An international team of scientists led by the Max Planck Institute for Extraterrestrial Physics (MPE) revisited the synchrotron idea and has now taken a closer look at archival data of several GRBs observed with the Fermi Gamma-ray Burst Monitor over the past ten years. They selected a subset of GRBs with a known distance (i.e. redshift) and a single continuous, pulse-like structure, which is most likely due to a single physical event. For their sample of nearly 200 observed GRB spectra, the scientists simulated synchrotron emission from cooling electrons and applied the so-called detector response directly. Thus, they could produce mock observations and compare these models directly to the data.

“We wanted to test the simplest synchrotron models that include time-dependent cooling of electrons. The models are idealized, but the best place to start,” explains J. Michael Burgess, first author of the study now published in Nature. “Each spectrum was individually fitted and subjected to rigorous testing leading to a surprisingly high fraction of well-fit spectra using this single spectral model.”

The reason that synchrotron radiation was rejected for a long time is that historically, due to the limited power of computers, researchers used simple tests to see if the observed gamma-ray radiation looked like synchrotron. These tests checked if various shapes similar to a synchrotron (but not the synchrotron radiation itself) resembled the Gamma “rainbow”, i.e. the observed the energy distribution. Many researchers agreed that the observed shapes looked nothing like a synchrotron.

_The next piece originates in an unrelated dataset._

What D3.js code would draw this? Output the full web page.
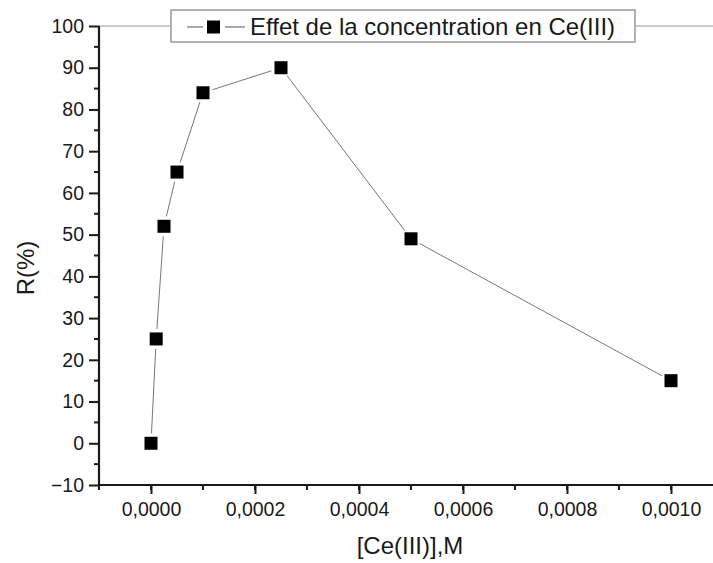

In a Gamma-Ray Burst, a massive star collapses to a black hole and sends a jet moving out into space at near the speed of light. In this jet, electrons are accelerated by shock fronts and radiate synchrotron emission as they are cooled by magnetic fields. This radiation can then be observed with telescopes such as the Fermi Gamma-ray Burst Monitor. Credit: MPE

As computers are now faster, and methods for looking at the data from satellites are more advanced, the team was now able to directly simulate how radiation originating from the synchrotron process would be observed and compare all the properties energy distribution to actual data. A critical element of the synchrotron model proved to be a magnetic field, which decelerates the electrons, “cooling” them down from their relativistic energies. The amount of cooling, however, varies across the different GRBs, and in some GRBs the researchers even found evolution of the cooling.

“The ability to model so many GRB spectra at once with a single model is very convincing,” states Jochen Greiner, senior scientist at MPE. “And as we expect the more structured GRB light curves to be a superposition of single pulses, we hope that we can we apply our analysis to all GRBs.”


However, as these individual pulses overlap, the scientists will need more advanced predictions about the time-evolution of the emission.

The next step will be to an explanation not only of the shape of the spectra but also of the overall, huge energy output. This means that the dynamics and particle acceleration of moderately magnetized astrophysical outflows will need to be studied in more detail.